What do fleeing kids know about life?
Zero.
We proved that last week.
So what are we left with? Running away as a storm approaches.
Not good, but workable.
Set in the summer of 1965, director Wes Anderson’s film is designed to invoke memories of childhood and certainly succeeded with me. I recall being twelve and running away after school from a bully named Stu. If he caught me, Stu would punch my arms into a grape-like purple.
I learned many valuable life lessons bolting from Stu in summer storms and crisp autumn afternoons.
For instance, I discovered how to draw shallow breaths while hidden behind a trash can so as not to betray my position. I learned to exaggerate pain, shrieking like a baboon caught in tar so as to reduce beating times.
Most importantly, I learned to perfectly mimic Stu’s signature and signed it to typewritten letters threatening to punch the principal in both arms.
Sister Mary Bernadette was not amused. Stu was suspended. Since there were no anger management classes in those days, he was confined to a children’s mad house for observation. I moved on to high school where I chased small freshman to the bus stop while being pursued by large juniors in that Great Circle of Darwinian Life that is youth.
Back to our movie.
The script by Anderson and Roman Coppola has the children running into a forest. So why couldn’t they meet an old Indian?
Is there no actor in this generation capable of filling the moccasins of Chief Dan George?
And please don’t make the old Indian some backwoods Yoda, overflowing with ancient wisdom and sage advice.
Be bold!
Suppose the old Indian was bitter over losing on Password, and hated genial host Allen Ludden whom he felt personally cost him the game.

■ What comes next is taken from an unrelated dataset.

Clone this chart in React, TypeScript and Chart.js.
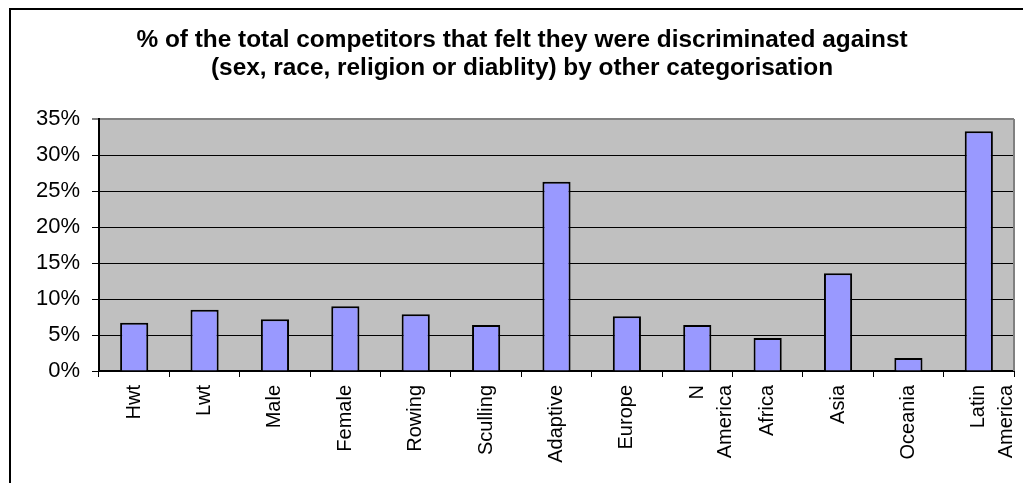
import React, { useEffect, useRef } from "react";
import { Chart, registerables } from "chart.js";

Chart.register(...registerables);

const TITLE_LINES = [
  "% of the total competitors that felt they were discriminated against",
  "(sex, race, religion or diablity) by other categorisation",
];

const CATEGORIES: (string | string[])[] = [
  "Hwt",
  "Lwt",
  "Male",
  "Female",
  "Rowing",
  "Sculling",
  "Adaptive",
  "Europe",
  ["N", "America"],
  "Africa",
  "Asia",
  "Oceania",
  ["Latin", "America"],
];

const VALUES = [6.7, 8.5, 7.2, 9.0, 7.9, 6.4, 26.3, 7.6, 6.4, 4.6, 13.6, 1.8, 33.3];

const Y_MIN = 0;
const Y_MAX = 35;
const Y_STEP = 5;

const FONT = "Arial, 'Liberation Sans', Helvetica, sans-serif";

const framePlugin = {
  id: "frame",
  beforeDraw(chart: any) {
    const { ctx, chartArea } = chart;
    ctx.save();
    ctx.fillStyle = "#ffffff";
    ctx.fillRect(0, 0, chart.width, chart.height);
    ctx.fillStyle = "#C0C0C0";
    ctx.fillRect(
      chartArea.left,
      chartArea.top,
      chartArea.right - chartArea.left,
      chartArea.bottom - chartArea.top
    );
    ctx.restore();
  },
  afterDraw(chart: any) {
    const { ctx, chartArea } = chart;
    ctx.save();
    ctx.strokeStyle = "#808080";
    ctx.lineWidth = 2;
    ctx.beginPath();
    ctx.moveTo(chartArea.right, chartArea.top);
    ctx.lineTo(chartArea.right, chartArea.bottom);
    ctx.stroke();
    ctx.strokeStyle = "#000000";
    ctx.lineWidth = 2;
    ctx.beginPath();
    ctx.moveTo(10, chart.height + 5);
    ctx.lineTo(10, 9);
    ctx.lineTo(chart.width + 5, 9);
    ctx.stroke();
    ctx.restore();
  },
};

export default function App() {
  const ref = useRef<HTMLCanvasElement | null>(null);

  useEffect(() => {
    if (!ref.current) return;
    const chart = new Chart(ref.current, {
      type: "bar",
      data: {
        labels: CATEGORIES,
        datasets: [
          {
            data: VALUES,
            backgroundColor: "#9999FF",
            borderColor: "#000000",
            borderWidth: 2,
            barPercentage: 0.4,
            categoryPercentage: 1,
          },
        ],
      },
      options: {
        responsive: false,
        animation: false,
        devicePixelRatio: 1,
        layout: { padding: { left: 30, right: 9, top: 0, bottom: 0 } },
        plugins: {
          legend: { display: false },
          tooltip: { enabled: false },
          title: {
            display: true,
            text: TITLE_LINES,
            color: "#000000",
            font: { family: FONT, size: 24.4, weight: "bold", lineHeight: 1.15 },
            padding: { top: 26, bottom: 37 },
          },
        },
        scales: {
          x: {
            offset: true,
            grid: {
              offset: true,
              drawOnChartArea: false,
              drawTicks: true,
              tickLength: 6,
              color: "#000000",
            },
            border: { display: true, color: "#000000", width: 2 },
            ticks: {
              autoSkip: false,
              minRotation: 90,
              maxRotation: 90,
              padding: 8,
              color: "#000000",
              font: { family: FONT, size: 20, lineHeight: 1.4 },
            },
            afterFit(scale: any) {
              scale.height = 112;
              scale.paddingLeft = 0;
              scale.paddingRight = 0;
            },
          },
          y: {
            min: Y_MIN,
            max: Y_MAX,
            ticks: {
              stepSize: Y_STEP,
              padding: 12,
              color: "#000000",
              font: { family: FONT, size: 22 },
              callback: (v: any) => `${v}%`,
            },
            grid: {
              drawTicks: true,
              tickLength: 7,
              color: (c: any) => (c.tick && c.tick.value === Y_MAX ? "#808080" : "#000000"),
              lineWidth: (c: any) => (c.tick && c.tick.value === Y_MAX ? 2 : 1),
            },
            border: { display: true, color: "#000000", width: 2 },
            afterFit(scale: any) {
              scale.width = 69;
            },
          },
        },
      },
      plugins: [framePlugin],
    } as any);
    return () => chart.destroy();
  }, []);

  return (
    <div style={{ position: "absolute", left: 0, top: 0, width: 1023, height: 483, background: "#fff" }}>
      <canvas ref={ref} width={1023} height={483} style={{ display: "block" }} />
    </div>
  );
}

How would young people react to a broken adult, nursing grudges, munching pemmican, and swearing in Algonquian?
Throw in the storm and now you’ve got a film.
Credible work by Wen Hsuan Tseng as ADR assistant.
One star for using an island.
Is there an unwritten film rule that no peninsulas or headlands may be employed as land mass settings?
Someone with a legal background should examine this.